New Zealanders are set to vote on a proposed new flag for the country, with four designs in the running for the new design – created by an architect, a graphic designer and a flight attendant.
The government of New Zealand has shortlisted the quartet of designs following a public competition earlier this year, with residents invited to design their own proposals.
A total of 10,292 designs were submitted, including a number of “joke” designs such as a bicycle rider rendered in MS Paint and a kiwi bird shooting lasers from its eyes.
Last month these submissions were filtered down to a longlist of 40 designs, which were considered by a selection panel featuring a number of people from different walks of life, including an advertising executive, a tech entrepreneur and a former All Black rugby player.

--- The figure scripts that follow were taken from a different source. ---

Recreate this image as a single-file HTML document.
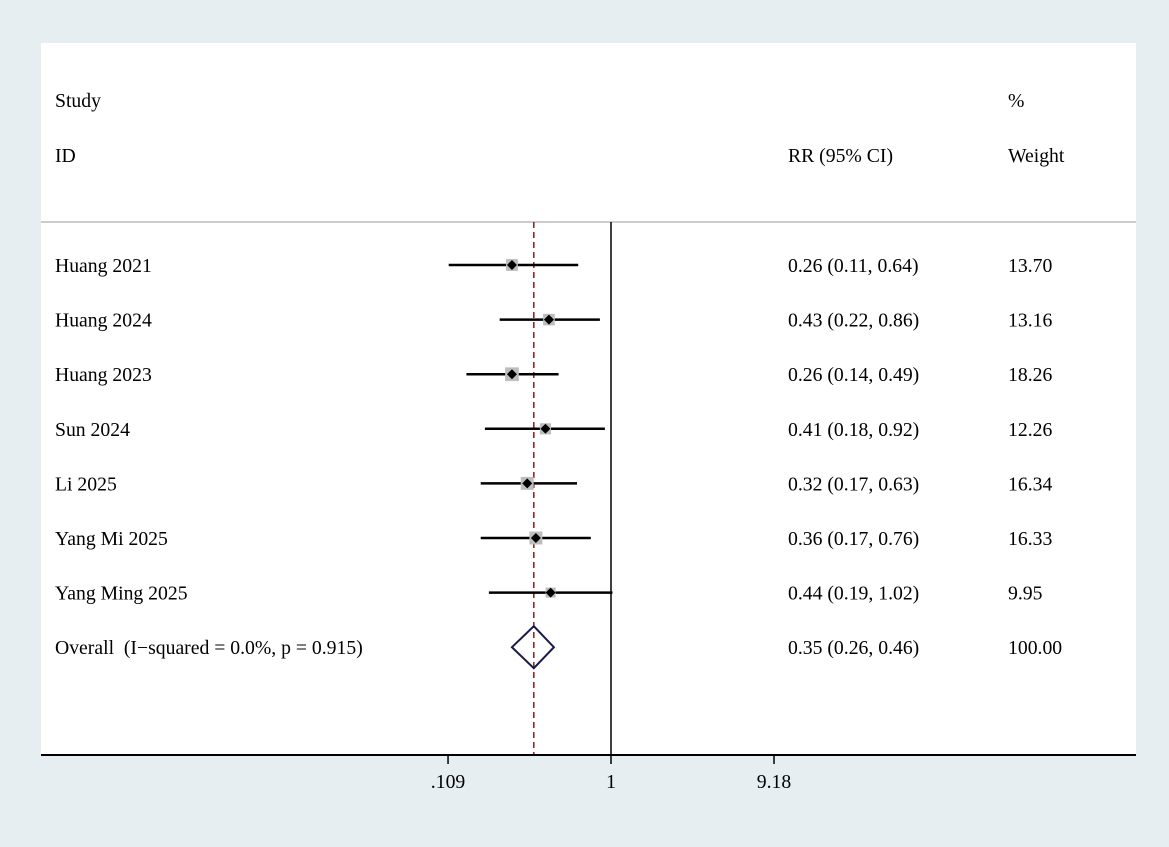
<!DOCTYPE html>
<html><head><meta charset="utf-8"><style>
body{margin:0;background:#e6eef2;}
svg{display:block;font-family:"Liberation Serif",serif;font-size:19.7px;}
text{white-space:pre;}
</style></head><body>
<svg width="1169" height="847">
<rect x="0" y="0" width="1169" height="847" fill="#e6eef2"/>
<rect x="41" y="43" width="1095" height="713" fill="#fff"/>
<g id="g"></g>
</svg>
<script>
const studies=["Huang 2021","Huang 2024","Huang 2023","Sun 2024","Li 2025","Yang Mi 2025","Yang Ming 2025"];
const rr=[0.26,0.43,0.26,0.41,0.32,0.36,0.44];
const lo=[0.11,0.22,0.14,0.18,0.17,0.17,0.19];
const hi=[0.64,0.86,0.49,0.92,0.63,0.76,1.02];
const weights=[13.70,13.16,18.26,12.26,16.34,16.33,9.95];
const overall=[0.35,0.26,0.46];
const ticks=[0.109,1,9.18];
const tickLabels=[".109","1","9.18"];
const NS="http://www.w3.org/2000/svg";
const g=document.getElementById('g');
const X=v=>611+169.3*Math.log10(v);
const rowY=i=>265+54.6*i;
function el(t,a,txt){const e=document.createElementNS(NS,t);for(const k in a)e.setAttribute(k,a[k]);if(txt!==undefined)e.textContent=txt;g.appendChild(e);return e;}
function tx(x,y,s,name){const e=el('text',{x:x,y:y},s);

return e;}
tx(55,107,"Study","header-study");
tx(55,162,"ID","header-id");
tx(788,162,"RR (95% CI)","header-rr");
tx(1008,107,"%","header-percent");
tx(1008,162,"Weight","header-weight");
let e=el('line',{x1:41,x2:1136,y1:222,y2:222,stroke:'#bbb','stroke-width':1.5});


e=el('line',{x1:X(1),x2:X(1),y1:222,y2:755,stroke:'#000','stroke-width':1.5});


e=el('line',{x1:X(overall[0]),x2:X(overall[0]),y1:222,y2:755,stroke:'#8b1a1a','stroke-width':1.5,'stroke-dasharray':'6,4'});


studies.forEach((s,i)=>{
 const y=rowY(i);
 tx(55,y+7,s,'study-label');
 const ci=el('line',{x1:X(lo[i]),x2:X(hi[i]),y1:y,y2:y,stroke:'#000','stroke-width':2.5});
 
 
 const sz=3.2*Math.sqrt(weights[i]);
 const b=el('rect',{x:X(rr[i])-sz/2,y:y-sz/2,width:sz,height:sz,fill:'#bdbdbd'});
 
 
 const x=X(rr[i]);
 const d=el('polygon',{points:`${x-5},${y} ${x},${y-5} ${x+5},${y} ${x},${y+5}`,fill:'#000'});
 
 
 tx(788,y+7,`${rr[i].toFixed(2)} (${lo[i].toFixed(2)}, ${hi[i].toFixed(2)})`,'rr-value');
 tx(1008,y+7,weights[i].toFixed(2),'weight-value');
});
const oy=rowY(7);
tx(55,oy+7,"Overall  (I\u2212squared = 0.0%, p = 0.915)","overall-label");
e=el('polygon',{points:`${X(overall[1])},${oy} ${X(overall[0])},${oy-21} ${X(overall[2])},${oy} ${X(overall[0])},${oy+21}`,fill:'none',stroke:'#1a1a4a','stroke-width':2});


tx(788,oy+7,`${overall[0].toFixed(2)} (${overall[1].toFixed(2)}, ${overall[2].toFixed(2)})`,'overall-rr');
tx(1008,oy+7,"100.00",'overall-weight');
e=el('line',{x1:41,x2:1136,y1:755,y2:755,stroke:'#000','stroke-width':2});


ticks.forEach((t,i)=>{
 const tk=el('line',{x1:X(t),x2:X(t),y1:755,y2:764,stroke:'#000','stroke-width':1.5});
 
 
 const l=tx(X(t),788,tickLabels[i],'x-tick-label');
 l.setAttribute('text-anchor','middle');
});
</script>
</body></html>
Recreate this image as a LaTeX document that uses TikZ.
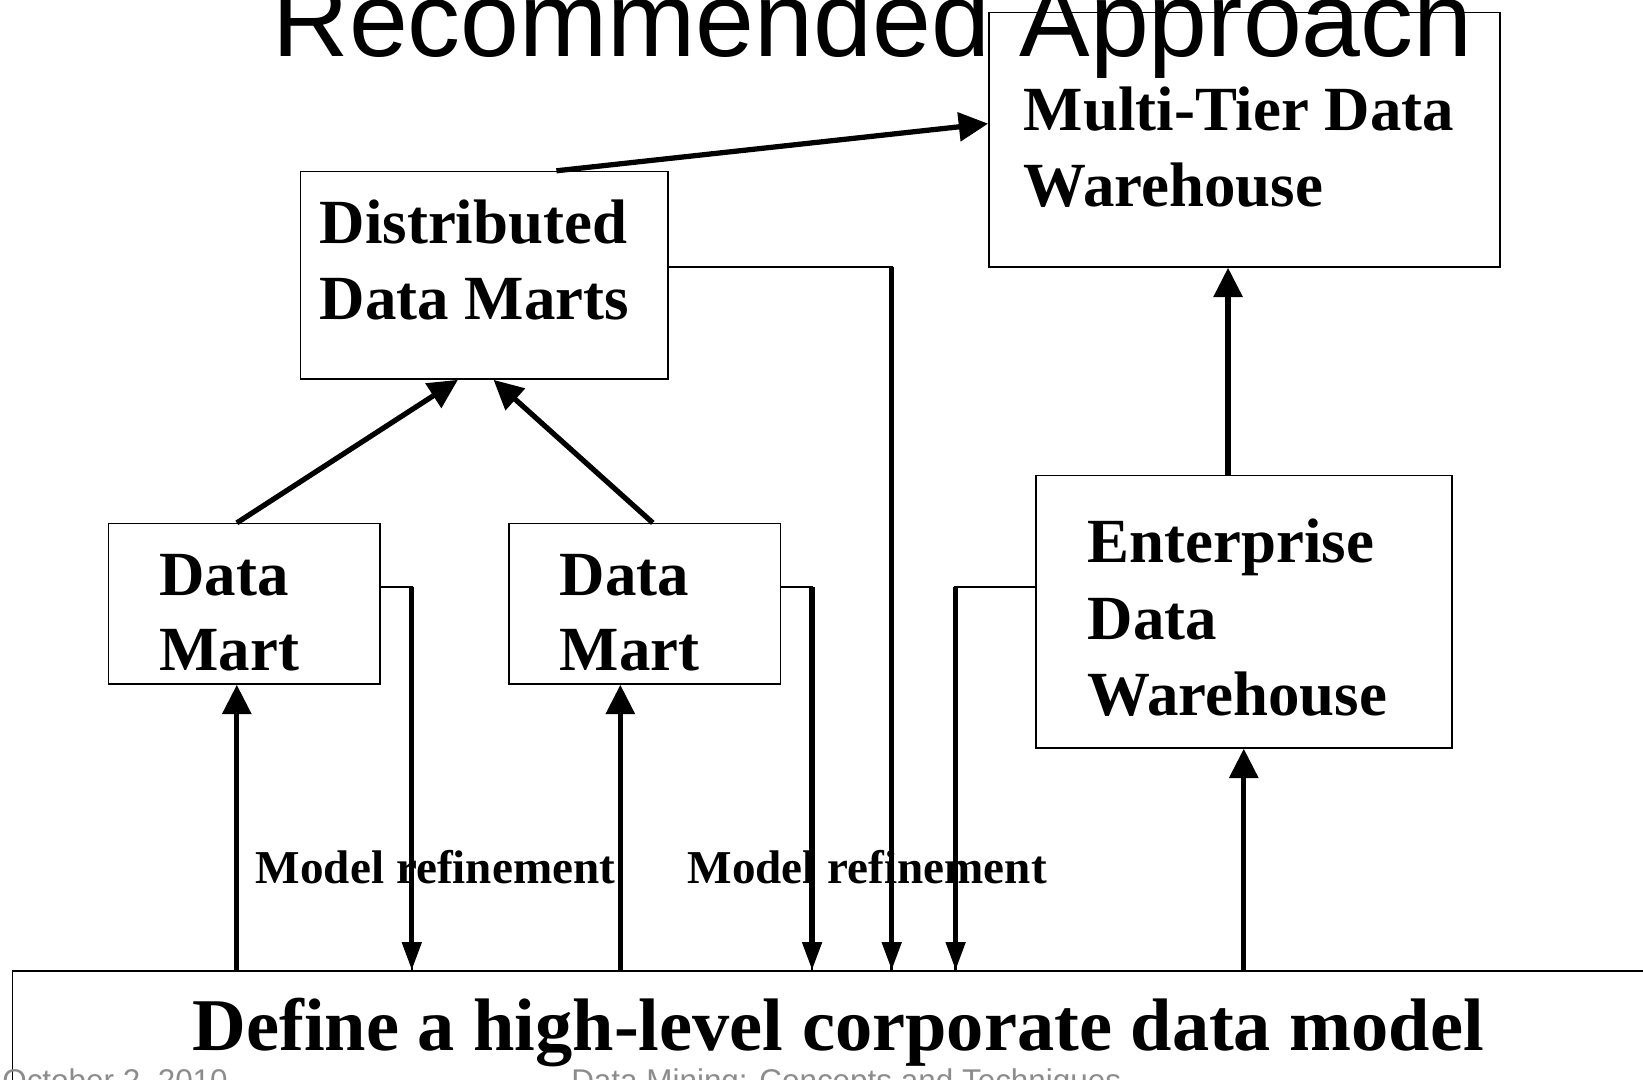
\documentclass[tikz,border=0pt]{standalone}
\usepackage{fontspec}
\setmainfont{Liberation Serif}
\newfontfamily\headfont{Liberation Sans}
\usetikzlibrary{arrows.meta}
\definecolor{footgray}{RGB}{140,140,140}

\begin{document}
\begin{tikzpicture}[x=1pt,y=-1pt,
  box/.style={draw, line width=1.5pt, inner sep=0pt, anchor=north west},
  lbl/.style={anchor=base west, inner sep=0pt, font=\fontsize{60}{72}\selectfont\bfseries},
  note/.style={anchor=base west, inner sep=0pt, font=\fontsize{45}{54}\selectfont\bfseries},
  foot/.style={anchor=base west, inner sep=0pt, text=footgray, font=\headfont\fontsize{30}{36}\selectfont},
  conn/.style={line width=5pt},
  stub/.style={line width=2.4pt},
  uparrow/.style={conn, -{Triangle[length=28pt,width=27pt]}},
  dnarrow/.style={conn, -{Triangle[length=27pt,width=18pt]}},
]
\useasboundingbox (0,0) rectangle (1568,1030);
\clip (0,0) rectangle (1568,1030);

% heading
\node[anchor=base west, inner sep=0pt, font=\headfont\fontsize{101}{101}\selectfont] (title) at (260,54) {Recommended Approach};

% boxes
\node[box, minimum width=488pt, minimum height=243pt] (mt)  at (943,11)  {};
\node[box, minimum width=351pt, minimum height=198pt] (ddm) at (286,163) {};
\node[box, minimum width=259pt, minimum height=153pt] (dm1) at (103,499) {};
\node[box, minimum width=259pt, minimum height=153pt] (dm2) at (485,499) {};
\node[box, minimum width=397pt, minimum height=260pt] (edw) at (988,453) {};
\node[box, minimum width=1620pt, minimum height=200pt] (base) at (11,926) {};

% box texts
\node[lbl] (mt1) at (977,125) {Multi-Tier Data};
\node[lbl] (mt2) at (977,197) {Warehouse};
\node[lbl] (ddm1) at (305,232) {Distributed};
\node[lbl] (ddm2) at (305,305) {Data Marts};
\node[lbl] (dma1) at (152,568) {Data};
\node[lbl] (dma2) at (152,640) {Mart};
\node[lbl] (dmb1) at (534,568) {Data};
\node[lbl] (dmb2) at (534,640) {Mart};
\node[lbl] (edw1) at (1038,537) {Enterprise};
\node[lbl] (edw2) at (1038,610) {Data};
\node[lbl] (edw3) at (1038,683) {Warehouse};
\node[anchor=base, inner sep=0pt, font=\fontsize{71}{80}\selectfont\bfseries] (basetext) at (800,1003) {Define a high-level corporate data model};

% refinement labels
\node[note] (ref1) at (244,843) {Model refinement};
\node[note] (ref2) at (656,843) {Model refinement};

% upward links
\draw[uparrow] ([xshift=245pt]ddm.north west) -- ([yshift=-107pt]mt.north west);
\draw[uparrow] ([xshift=123pt]dm1.north west) -- ([xshift=151pt]ddm.south west);
\draw[uparrow] ([xshift=138pt]dm2.north west) -- ([xshift=185pt]ddm.south west);
\draw[uparrow] ([xshift=184pt]edw.north west) -- ([xshift=229pt]mt.south west);
\draw[uparrow] ([xshift=215pt]base.north west) -- ([xshift=123pt]dm1.south west);
\draw[uparrow] ([xshift=581pt]base.north west) -- ([xshift=107pt]dm2.south west);
\draw[uparrow] ([xshift=1176pt]base.north west) -- ([xshift=199pt]edw.south west);

% refinement feedback to the corporate model: thin side stub, thick drop
\coordinate (dm1out) at ([yshift=-61pt]dm1.north east);
\coordinate (dm2out) at ([yshift=-61pt]dm2.north east);
\coordinate (ddmout) at ([yshift=-92pt]ddm.north east);
\coordinate (edwout) at ([yshift=-107pt]edw.north west);
\coordinate (in1) at ([xshift=382pt]base.north west);
\coordinate (in2) at ([xshift=764pt]base.north west);
\coordinate (in3) at ([xshift=840pt]base.north west);
\coordinate (in4) at ([xshift=901pt]base.north west);

\draw[stub] (dm1out) -| (in1);
\draw[dnarrow] (dm1out -| in1) -- (in1);
\draw[stub] (dm2out) -| (in2);
\draw[dnarrow] (dm2out -| in2) -- (in2);
\draw[stub] (ddmout) -| (in3);
\draw[dnarrow] (ddmout -| in3) -- (in3);
\draw[stub] (edwout) -| (in4);
\draw[dnarrow] (edwout -| in4) -- (in4);

% footer
\node[foot] (date) at (2,1042) {October 2, 2010};
\node[foot] (book) at (545,1042) {Data Mining: Concepts and Techniques};
\end{tikzpicture}
\end{document}
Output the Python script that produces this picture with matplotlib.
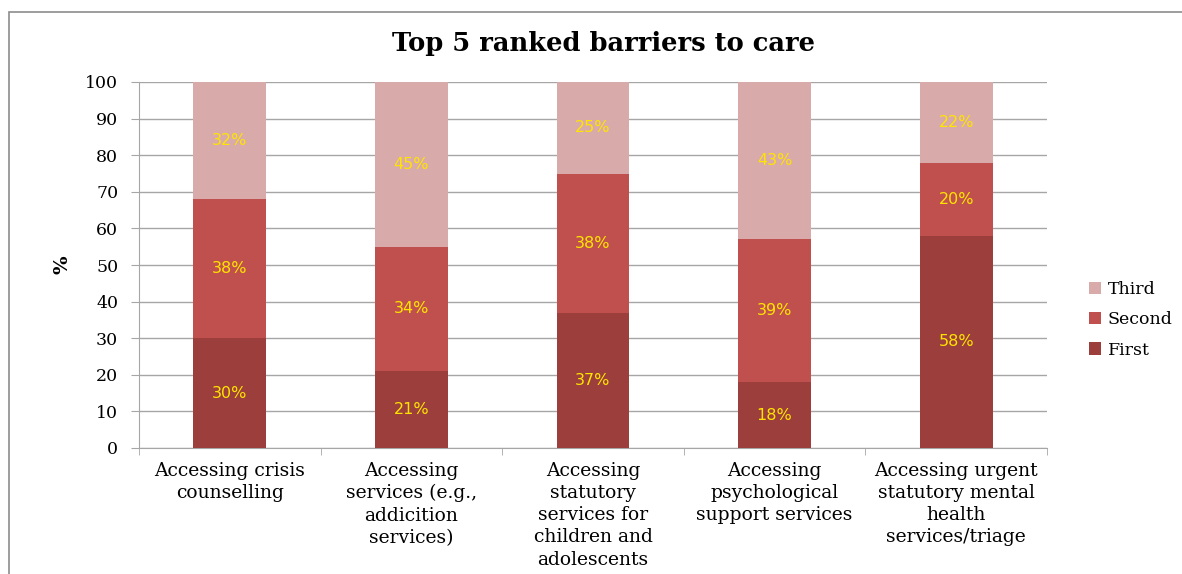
import matplotlib
matplotlib.use("Agg")
import matplotlib.pyplot as plt
import numpy as np
from matplotlib.patches import Rectangle

categories = [
    "Accessing crisis\ncounselling",
    "Accessing\nservices (e.g.,\naddicition\nservices)",
    "Accessing\nstatutory\nservices for\nchildren and\nadolescents",
    "Accessing\npsychological\nsupport services",
    "Accessing urgent\nstatutory mental\nhealth\nservices/triage",
]
first = [30, 21, 37, 18, 58]
second = [38, 34, 38, 39, 20]
third = [32, 45, 25, 43, 22]
series_names = ["First", "Second", "Third"]
colors = ["#9B3E3C", "#C0504D", "#D9AAAA"]
yticks = [0, 10, 20, 30, 40, 50, 60, 70, 80, 90, 100]

serif = "DejaVu Serif"

fig = plt.figure(figsize=(11.82, 5.74), dpi=100)
ax = fig.add_axes([139/1182, 1 - 448/574, (1047-139)/1182, (448-82)/574])

x = np.arange(len(categories))
bottoms = np.zeros(len(categories))
handles = []
for vals, name, col in zip([first, second, third], series_names, colors):
    b = ax.bar(x, vals, width=0.4, bottom=bottoms, color=col, label=name, zorder=3)
    handles.append(b)
    for xi, v, bt in zip(x, vals, bottoms):
        ax.text(xi, bt + v/2, f"{v}%", ha="center", va="center", color="#FFE400",
                fontsize=11.5, family="DejaVu Sans", zorder=4)
    bottoms = bottoms + np.array(vals)

ax.set_xlim(-0.5, len(categories) - 0.5)
ax.set_ylim(0, 100)
ax.set_yticks(yticks)
ax.set_yticklabels([str(t) for t in yticks], family=serif, fontsize=12.5)
ax.yaxis.grid(True, color="#A6A6A6", linewidth=1, zorder=0)
ax.set_axisbelow(True)

ax.set_xticks(x)
ax.set_xticklabels(categories, family=serif, fontsize=13.5, linespacing=1.3)
ax.tick_params(axis="x", which="major", length=0, pad=10)
ax.set_xticks(np.arange(-0.5, len(categories) + 0.5, 1), minor=True)
ax.tick_params(axis="x", which="minor", length=5, color="#A6A6A6", direction="out")
ax.tick_params(axis="y", length=6, color="#A6A6A6", direction="out", pad=9)

for s in ["top", "right"]:
    ax.spines[s].set_visible(False)
ax.spines["left"].set_color("#A6A6A6")
ax.spines["bottom"].set_color("#A6A6A6")

fig.text(62/1182, 1 - 265/574, "%", rotation=90, ha="center", va="center",
         family=serif, fontsize=14, fontweight="bold")
fig.text(603/1182, 1 - 43/574, "Top 5 ranked barriers to care", ha="center", va="center",
         family=serif, fontsize=18.5, fontweight="bold")

leg = fig.legend(handles[::-1], series_names[::-1], loc="center left",
                 bbox_to_anchor=(1073/1182, 1 - 320/574), frameon=False,
                 prop={"family": serif, "size": 12.5}, handlelength=0.7, handleheight=0.7,
                 handletextpad=0.4, labelspacing=0.75)

fig.patches.append(Rectangle((9/1182, -0.1), 1.2, 1 - 12/574 + 0.1, transform=fig.transFigure,
                             fill=False, edgecolor="#8C8C8C", linewidth=1.2))

fig.savefig("out.png", dpi=100)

Although the panel doesn’t feature any professional designers, it says it has worked with design experts – as well as cultural and flag experts – to select the designs.
Four final designs have been chosen, three of which feature the New Zealand silver fern and one of which shows the spiral Koru shape – also a national icon.
Two of the designs have been created by Kyle Lockwood, an architect based in Melbourne Australia but born in New Zealand.
The other shortlisted designers are flight attendant Alofi Kanter and professional graphic designer and photographer Andrew Fyfe.
The four designs will now be put to a public vote in November and the winner will go up against the current New Zealand flag design in a second referendum to decide which design should be used.
New Zealand’s current flag has been in use since 1902 and is derived from the maritime British Blue Ensign.
The stars of the Southern Cross were added and, similar to other Commonwealth countries, the Union Jack remains in the first quarter to recognise that New Zealand started as a British colony.
The New Zealand government says: “At times New Zealanders have talked about change. Designs have been put forward but there has never been an official public discussion about the future of our flag.”
It adds that if a new design is chosen then it could start to be flown as early as next year. It says the estimated overall cost of a flag-replacement project would be NZ$25.7 million (£11 million).